With this method, Sarah E. Du, Ph.D., senior author and an assistant professor in FAU's Department of Ocean and Mechanical Engineering, and co-authors from FAU's College of Engineering and Computer Science and the University of Miami, were able to characterize the rate of cell sickling and the percentage of sickled cells, which are important contributing factors of abnormal blood flow and sickle cell vaso-occlusion. Vaso-occlusion causes acute pain in patients due to altered forms of hemoglobin.
"The combination of electrical impedance measurement and on-chip hypoxia control provides a promising method for rapid assessment of the dynamic processes of cell sickling and unsickling in patients with sickle cell disease," said Du. "In addition, electrical impedance measurement is naturally quantitative, real-time, and offers a convenience in direct or indirect contact with the samples of interest, allowing integrations to microfluidics platform and optical microscopy."
Findings from the study show that simultaneous microscopic imaging of morphological changes in the cell demonstrated the reliability and repeatability of the electrical impedance-based measurements of cell sickling and unsickling processes.
In the study, the researchers also established the correlations between the in vitro measurements and the patients' hematological parameters, such as the levels of sickle hemoglobin (HbS) and fetal hemoglobin (HbF).
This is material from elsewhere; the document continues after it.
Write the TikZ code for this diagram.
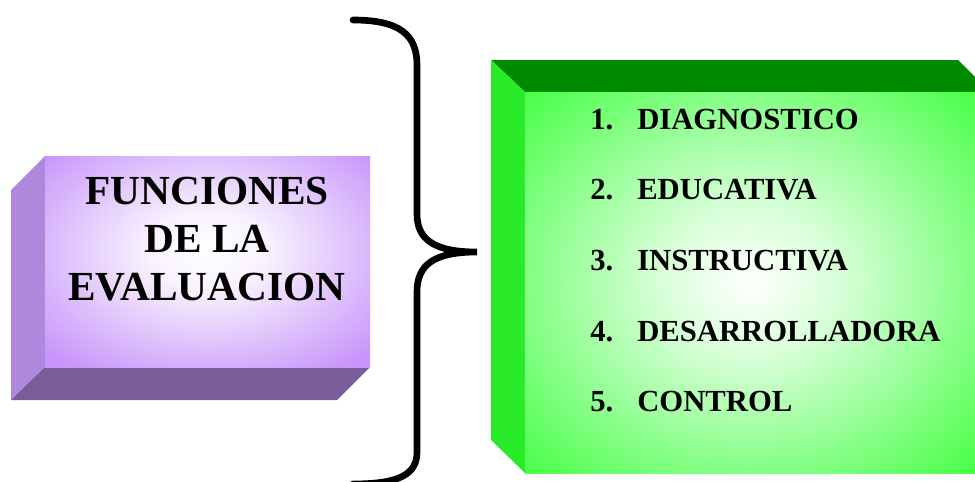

These findings show a potential clinical relevance because it serves as a proof-of-concept of electrical impedance as a label-free, biophysical marker of cell sickling events as well as a sensitive tool for probing the dynamic cellular and subcellular processes beyond the optical microscopy. The developed electrical impedance sensor may potentially be used for assessing vaso-occlusion risk, disease severity, and therapeutic treatment in sickle cell disease.